■ Information shown
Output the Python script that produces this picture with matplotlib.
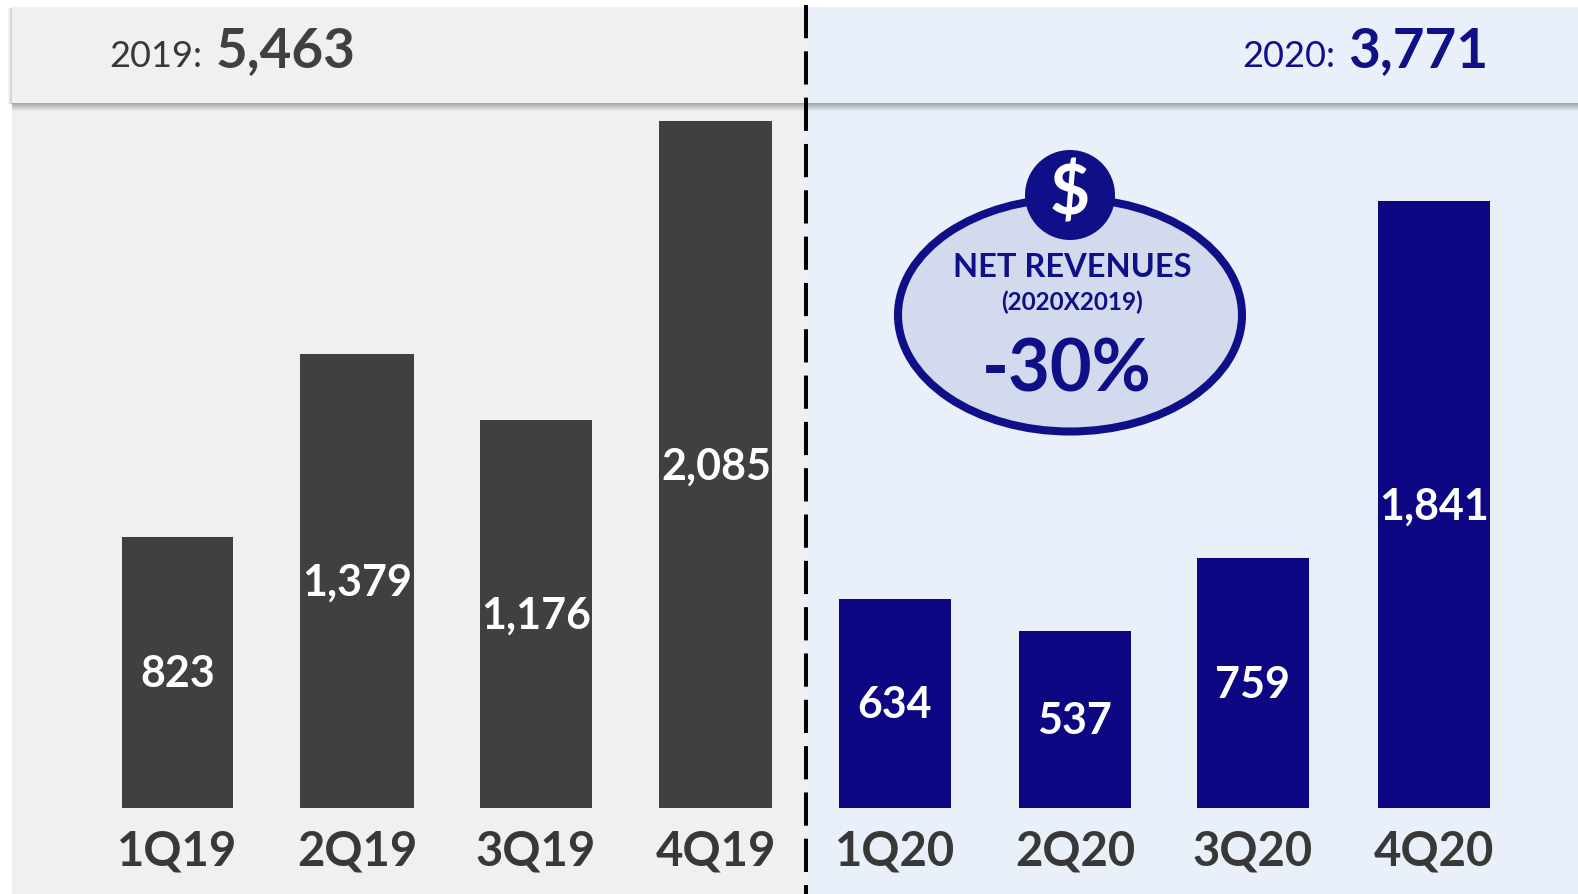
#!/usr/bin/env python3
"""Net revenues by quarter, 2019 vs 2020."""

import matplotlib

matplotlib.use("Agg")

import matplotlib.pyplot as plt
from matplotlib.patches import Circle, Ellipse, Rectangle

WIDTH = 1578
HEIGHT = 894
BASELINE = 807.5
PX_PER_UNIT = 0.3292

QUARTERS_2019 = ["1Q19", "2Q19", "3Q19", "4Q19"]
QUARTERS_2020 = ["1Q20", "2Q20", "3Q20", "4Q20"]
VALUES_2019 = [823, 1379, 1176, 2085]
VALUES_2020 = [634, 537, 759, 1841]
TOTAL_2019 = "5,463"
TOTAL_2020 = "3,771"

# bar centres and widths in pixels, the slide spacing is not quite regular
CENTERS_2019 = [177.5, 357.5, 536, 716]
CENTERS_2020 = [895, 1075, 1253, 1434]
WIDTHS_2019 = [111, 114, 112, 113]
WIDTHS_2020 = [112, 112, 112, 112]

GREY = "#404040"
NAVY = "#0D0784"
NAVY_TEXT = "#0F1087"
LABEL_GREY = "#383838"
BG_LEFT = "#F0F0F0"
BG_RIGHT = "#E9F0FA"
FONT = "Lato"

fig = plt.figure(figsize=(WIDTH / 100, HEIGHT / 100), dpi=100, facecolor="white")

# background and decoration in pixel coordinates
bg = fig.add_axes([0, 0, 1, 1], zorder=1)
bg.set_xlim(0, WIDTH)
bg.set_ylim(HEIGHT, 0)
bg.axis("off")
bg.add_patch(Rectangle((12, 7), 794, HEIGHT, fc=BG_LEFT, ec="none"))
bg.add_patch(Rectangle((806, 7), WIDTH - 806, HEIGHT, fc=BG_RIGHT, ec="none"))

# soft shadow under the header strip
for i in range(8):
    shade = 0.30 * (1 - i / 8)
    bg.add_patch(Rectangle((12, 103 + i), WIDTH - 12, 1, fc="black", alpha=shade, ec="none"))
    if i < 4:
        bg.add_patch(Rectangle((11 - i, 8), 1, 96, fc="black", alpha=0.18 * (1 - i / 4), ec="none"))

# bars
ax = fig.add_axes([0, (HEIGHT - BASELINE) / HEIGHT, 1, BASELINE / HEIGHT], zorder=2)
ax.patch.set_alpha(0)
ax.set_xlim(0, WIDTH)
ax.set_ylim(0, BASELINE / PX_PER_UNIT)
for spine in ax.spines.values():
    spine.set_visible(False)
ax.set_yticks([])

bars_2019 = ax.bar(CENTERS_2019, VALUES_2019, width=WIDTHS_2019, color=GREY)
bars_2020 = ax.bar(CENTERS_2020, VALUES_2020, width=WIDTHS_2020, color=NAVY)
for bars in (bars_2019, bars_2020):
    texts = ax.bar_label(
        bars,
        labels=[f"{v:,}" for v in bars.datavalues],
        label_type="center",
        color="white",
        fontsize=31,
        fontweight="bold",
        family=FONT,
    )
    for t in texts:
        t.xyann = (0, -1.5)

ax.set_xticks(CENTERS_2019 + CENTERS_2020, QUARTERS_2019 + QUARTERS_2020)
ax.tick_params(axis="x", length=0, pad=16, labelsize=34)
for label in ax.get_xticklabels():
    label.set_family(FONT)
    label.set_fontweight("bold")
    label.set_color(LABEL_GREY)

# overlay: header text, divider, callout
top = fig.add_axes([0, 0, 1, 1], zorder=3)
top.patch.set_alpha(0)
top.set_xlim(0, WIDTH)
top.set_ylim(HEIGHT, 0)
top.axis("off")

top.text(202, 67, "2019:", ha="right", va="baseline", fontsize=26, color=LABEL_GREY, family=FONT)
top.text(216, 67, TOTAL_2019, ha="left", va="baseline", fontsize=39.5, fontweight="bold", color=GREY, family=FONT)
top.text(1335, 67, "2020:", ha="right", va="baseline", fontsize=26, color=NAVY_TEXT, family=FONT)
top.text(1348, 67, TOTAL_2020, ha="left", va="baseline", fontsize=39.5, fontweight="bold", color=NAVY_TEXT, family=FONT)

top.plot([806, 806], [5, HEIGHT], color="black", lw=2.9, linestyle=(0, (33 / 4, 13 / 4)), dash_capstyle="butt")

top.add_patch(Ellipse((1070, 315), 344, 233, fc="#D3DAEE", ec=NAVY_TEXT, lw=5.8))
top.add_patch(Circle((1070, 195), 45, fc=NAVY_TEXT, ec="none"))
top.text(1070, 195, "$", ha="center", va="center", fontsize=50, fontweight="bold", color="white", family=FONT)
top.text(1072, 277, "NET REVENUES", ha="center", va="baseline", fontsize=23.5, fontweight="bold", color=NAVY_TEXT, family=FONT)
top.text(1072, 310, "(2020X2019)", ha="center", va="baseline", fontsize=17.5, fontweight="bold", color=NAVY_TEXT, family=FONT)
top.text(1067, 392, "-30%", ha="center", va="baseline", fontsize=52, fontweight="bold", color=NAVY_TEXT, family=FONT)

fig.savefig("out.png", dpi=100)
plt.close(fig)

■ Objective
Leave the pictures out and output the rest of the listing exactly.

■ Written solution
Output the Python script that produces this picture with matplotlib.
#!/usr/bin/env python3
"""Net revenues by quarter, 2019 vs 2020."""

import matplotlib

matplotlib.use("Agg")

import matplotlib.pyplot as plt
from matplotlib.patches import Circle, Ellipse, Rectangle

WIDTH = 1578
HEIGHT = 894
BASELINE = 807.5
PX_PER_UNIT = 0.3292

QUARTERS_2019 = ["1Q19", "2Q19", "3Q19", "4Q19"]
QUARTERS_2020 = ["1Q20", "2Q20", "3Q20", "4Q20"]
VALUES_2019 = [823, 1379, 1176, 2085]
VALUES_2020 = [634, 537, 759, 1841]
TOTAL_2019 = "5,463"
TOTAL_2020 = "3,771"

# bar centres and widths in pixels, the slide spacing is not quite regular
CENTERS_2019 = [177.5, 357.5, 536, 716]
CENTERS_2020 = [895, 1075, 1253, 1434]
WIDTHS_2019 = [111, 114, 112, 113]
WIDTHS_2020 = [112, 112, 112, 112]

GREY = "#404040"
NAVY = "#0D0784"
NAVY_TEXT = "#0F1087"
LABEL_GREY = "#383838"
BG_LEFT = "#F0F0F0"
BG_RIGHT = "#E9F0FA"
FONT = "Lato"

fig = plt.figure(figsize=(WIDTH / 100, HEIGHT / 100), dpi=100, facecolor="white")

# background and decoration in pixel coordinates
bg = fig.add_axes([0, 0, 1, 1], zorder=1)
bg.set_xlim(0, WIDTH)
bg.set_ylim(HEIGHT, 0)
bg.axis("off")
bg.add_patch(Rectangle((12, 7), 794, HEIGHT, fc=BG_LEFT, ec="none"))
bg.add_patch(Rectangle((806, 7), WIDTH - 806, HEIGHT, fc=BG_RIGHT, ec="none"))

# soft shadow under the header strip
for i in range(8):
    shade = 0.30 * (1 - i / 8)
    bg.add_patch(Rectangle((12, 103 + i), WIDTH - 12, 1, fc="black", alpha=shade, ec="none"))
    if i < 4:
        bg.add_patch(Rectangle((11 - i, 8), 1, 96, fc="black", alpha=0.18 * (1 - i / 4), ec="none"))

# bars
ax = fig.add_axes([0, (HEIGHT - BASELINE) / HEIGHT, 1, BASELINE / HEIGHT], zorder=2)
ax.patch.set_alpha(0)
ax.set_xlim(0, WIDTH)
ax.set_ylim(0, BASELINE / PX_PER_UNIT)
for spine in ax.spines.values():
    spine.set_visible(False)
ax.set_yticks([])

bars_2019 = ax.bar(CENTERS_2019, VALUES_2019, width=WIDTHS_2019, color=GREY)
bars_2020 = ax.bar(CENTERS_2020, VALUES_2020, width=WIDTHS_2020, color=NAVY)
for bars in (bars_2019, bars_2020):
    texts = ax.bar_label(
        bars,
        labels=[f"{v:,}" for v in bars.datavalues],
        label_type="center",
        color="white",
        fontsize=31,
        fontweight="bold",
        family=FONT,
    )
    for t in texts:
        t.xyann = (0, -1.5)

ax.set_xticks(CENTERS_2019 + CENTERS_2020, QUARTERS_2019 + QUARTERS_2020)
ax.tick_params(axis="x", length=0, pad=16, labelsize=34)
for label in ax.get_xticklabels():
    label.set_family(FONT)
    label.set_fontweight("bold")
    label.set_color(LABEL_GREY)

# overlay: header text, divider, callout
top = fig.add_axes([0, 0, 1, 1], zorder=3)
top.patch.set_alpha(0)
top.set_xlim(0, WIDTH)
top.set_ylim(HEIGHT, 0)
top.axis("off")

top.text(202, 67, "2019:", ha="right", va="baseline", fontsize=26, color=LABEL_GREY, family=FONT)
top.text(216, 67, TOTAL_2019, ha="left", va="baseline", fontsize=39.5, fontweight="bold", color=GREY, family=FONT)
top.text(1335, 67, "2020:", ha="right", va="baseline", fontsize=26, color=NAVY_TEXT, family=FONT)
top.text(1348, 67, TOTAL_2020, ha="left", va="baseline", fontsize=39.5, fontweight="bold", color=NAVY_TEXT, family=FONT)

top.plot([806, 806], [5, HEIGHT], color="black", lw=2.9, linestyle=(0, (33 / 4, 13 / 4)), dash_capstyle="butt")

top.add_patch(Ellipse((1070, 315), 344, 233, fc="#D3DAEE", ec=NAVY_TEXT, lw=5.8))
top.add_patch(Circle((1070, 195), 45, fc=NAVY_TEXT, ec="none"))
top.text(1070, 195, "$", ha="center", va="center", fontsize=50, fontweight="bold", color="white", family=FONT)
top.text(1072, 277, "NET REVENUES", ha="center", va="baseline", fontsize=23.5, fontweight="bold", color=NAVY_TEXT, family=FONT)
top.text(1072, 310, "(2020X2019)", ha="center", va="baseline", fontsize=17.5, fontweight="bold", color=NAVY_TEXT, family=FONT)
top.text(1067, 392, "-30%", ha="center", va="baseline", fontsize=52, fontweight="bold", color=NAVY_TEXT, family=FONT)

fig.savefig("out.png", dpi=100)
plt.close(fig)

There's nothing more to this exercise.